Data section -
[Begin]

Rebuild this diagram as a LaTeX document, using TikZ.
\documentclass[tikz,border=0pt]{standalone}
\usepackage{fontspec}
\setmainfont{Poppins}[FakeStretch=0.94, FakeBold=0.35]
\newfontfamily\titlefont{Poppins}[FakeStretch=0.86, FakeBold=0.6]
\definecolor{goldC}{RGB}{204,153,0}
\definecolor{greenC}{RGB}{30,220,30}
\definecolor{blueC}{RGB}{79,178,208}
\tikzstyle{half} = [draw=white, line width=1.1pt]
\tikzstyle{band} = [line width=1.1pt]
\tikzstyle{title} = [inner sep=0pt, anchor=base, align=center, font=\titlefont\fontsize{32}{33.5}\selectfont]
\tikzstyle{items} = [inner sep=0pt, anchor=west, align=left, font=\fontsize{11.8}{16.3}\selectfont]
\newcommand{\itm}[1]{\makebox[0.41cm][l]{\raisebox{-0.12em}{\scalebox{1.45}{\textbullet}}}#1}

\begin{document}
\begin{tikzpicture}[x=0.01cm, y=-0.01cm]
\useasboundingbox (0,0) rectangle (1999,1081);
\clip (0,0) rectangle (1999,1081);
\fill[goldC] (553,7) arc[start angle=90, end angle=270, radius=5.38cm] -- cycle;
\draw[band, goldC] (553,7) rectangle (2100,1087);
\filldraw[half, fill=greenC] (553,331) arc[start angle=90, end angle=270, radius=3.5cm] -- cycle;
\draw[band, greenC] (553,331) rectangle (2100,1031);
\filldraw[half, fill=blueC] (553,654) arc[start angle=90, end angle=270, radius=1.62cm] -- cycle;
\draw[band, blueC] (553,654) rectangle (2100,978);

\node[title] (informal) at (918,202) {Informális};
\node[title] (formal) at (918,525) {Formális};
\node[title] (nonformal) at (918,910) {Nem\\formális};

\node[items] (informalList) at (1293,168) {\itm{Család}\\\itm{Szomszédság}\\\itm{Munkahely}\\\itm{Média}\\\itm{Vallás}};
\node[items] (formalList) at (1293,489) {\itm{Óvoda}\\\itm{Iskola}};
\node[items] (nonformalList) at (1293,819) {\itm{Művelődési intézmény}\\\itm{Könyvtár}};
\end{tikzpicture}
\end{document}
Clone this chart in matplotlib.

[End]

Problem - Return each entry from above without altering a single character.

Solved problem -
Rebuild this diagram as a LaTeX document, using TikZ.
\documentclass[tikz,border=0pt]{standalone}
\usepackage{fontspec}
\setmainfont{Poppins}[FakeStretch=0.94, FakeBold=0.35]
\newfontfamily\titlefont{Poppins}[FakeStretch=0.86, FakeBold=0.6]
\definecolor{goldC}{RGB}{204,153,0}
\definecolor{greenC}{RGB}{30,220,30}
\definecolor{blueC}{RGB}{79,178,208}
\tikzstyle{half} = [draw=white, line width=1.1pt]
\tikzstyle{band} = [line width=1.1pt]
\tikzstyle{title} = [inner sep=0pt, anchor=base, align=center, font=\titlefont\fontsize{32}{33.5}\selectfont]
\tikzstyle{items} = [inner sep=0pt, anchor=west, align=left, font=\fontsize{11.8}{16.3}\selectfont]
\newcommand{\itm}[1]{\makebox[0.41cm][l]{\raisebox{-0.12em}{\scalebox{1.45}{\textbullet}}}#1}

\begin{document}
\begin{tikzpicture}[x=0.01cm, y=-0.01cm]
\useasboundingbox (0,0) rectangle (1999,1081);
\clip (0,0) rectangle (1999,1081);
\fill[goldC] (553,7) arc[start angle=90, end angle=270, radius=5.38cm] -- cycle;
\draw[band, goldC] (553,7) rectangle (2100,1087);
\filldraw[half, fill=greenC] (553,331) arc[start angle=90, end angle=270, radius=3.5cm] -- cycle;
\draw[band, greenC] (553,331) rectangle (2100,1031);
\filldraw[half, fill=blueC] (553,654) arc[start angle=90, end angle=270, radius=1.62cm] -- cycle;
\draw[band, blueC] (553,654) rectangle (2100,978);

\node[title] (informal) at (918,202) {Informális};
\node[title] (formal) at (918,525) {Formális};
\node[title] (nonformal) at (918,910) {Nem\\formális};

\node[items] (informalList) at (1293,168) {\itm{Család}\\\itm{Szomszédság}\\\itm{Munkahely}\\\itm{Média}\\\itm{Vallás}};
\node[items] (formalList) at (1293,489) {\itm{Óvoda}\\\itm{Iskola}};
\node[items] (nonformalList) at (1293,819) {\itm{Művelődési intézmény}\\\itm{Könyvtár}};
\end{tikzpicture}
\end{document}
Clone this chart in matplotlib.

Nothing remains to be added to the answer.